Vaccine platforms have intrinsic pros and cons to consider in the designing of therapeutic trials. DNA-based vaccines are more stable than mRNA-based platforms but raise concerns about integration into the host DNA. DNA vaccines often need strong adjuvants because of impaired immunogenicity compared with mRNA-backboned approaches (108). Tissue-informed versus off-the-shelf target antigens trade ease of manufacturing for personalized optimal antigen-MHC cross-presentation.
Still, integrating synergistic adjuvants and checkpoint inhibitors holds promise for enhancing these therapies’ effectiveness, leading to sustained immune responses. Future treatment algorithms may query a patient’s tumor mutations and consider vaccines with off-the-shelf targets such as mKRAS in addition to non-shared neoantigens, weighing the therapeutic benefits of each approach for individual patients, considering their MHC alleles and probabilities of response. Sequential studies on mechanisms of treatment failure, like the platform trial at Johns Hopkins, provide a blueprint for incremental efficacy. As we accumulate safety experience with vaccine strategies, applying these therapies into window-of-opportunity trials can help parse the immune dynamics that follow vaccination with robust tissue analysis on resected tissue, permitting sequential combinations of immunotherapies. Importantly, vaccine-based pancreas cancer clinical trials have yet to definitively improve OS, but studies are ongoing. These trials will ultimately inform strategies to circumvent redundant and unrecognized pathways of immune evasion in the post-vaccination tumor microenvironment. Further investments in window-of-opportunity, adjuvant, and MRD clinical trials are essential to leverage these findings and optimize vaccine strategies for PDAC in adjuvant and neoadjuvant treatment paradigms.

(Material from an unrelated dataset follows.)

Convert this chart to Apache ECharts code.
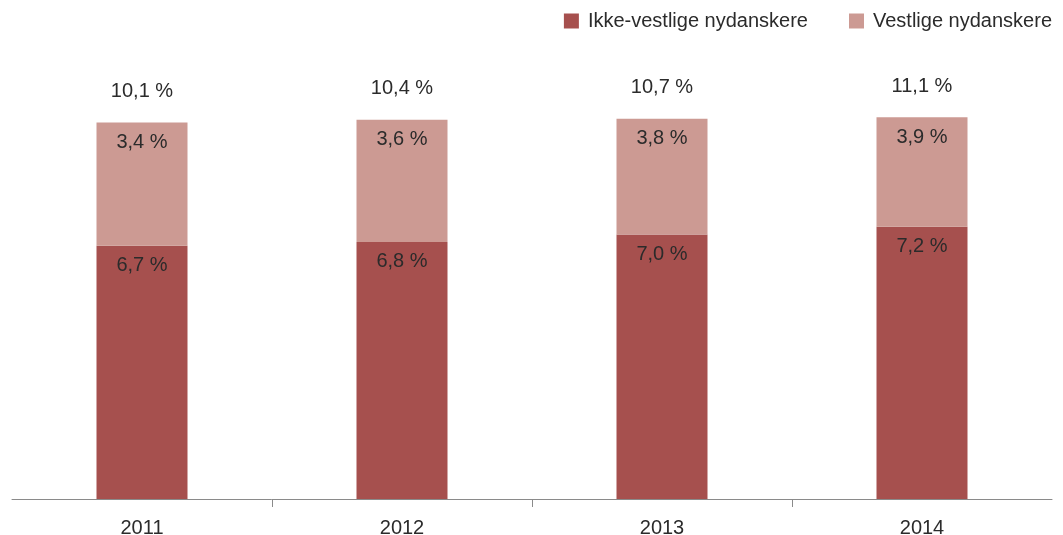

For years, the primary questions regarding management of resectable PDAC have revolved around the potential benefits of neoadjuvant versus adjuvant therapy and whether there is a role for radiotherapy. Despite these unanswered queries, advances in PDAC science, drug development, and technology are set to soon reshape patient care. The incorporation of prognostic and predictive biomarkers will soon inform decisions on sequencing and the choice of agents. As we better understand individual cancer risk for local versus distant recurrence and potential sensitivity to radiation therapy, we can rationally tailor patient treatments. The promising data from KRAS inhibitor and vaccine trials suggest that these will soon join our therapeutic armamentarium. The future landscape will prioritize individual tumor biology over anatomy in treatment plans for resectable PDAC.
Conflict of interest: The authors have declared that no conflict of interest exists.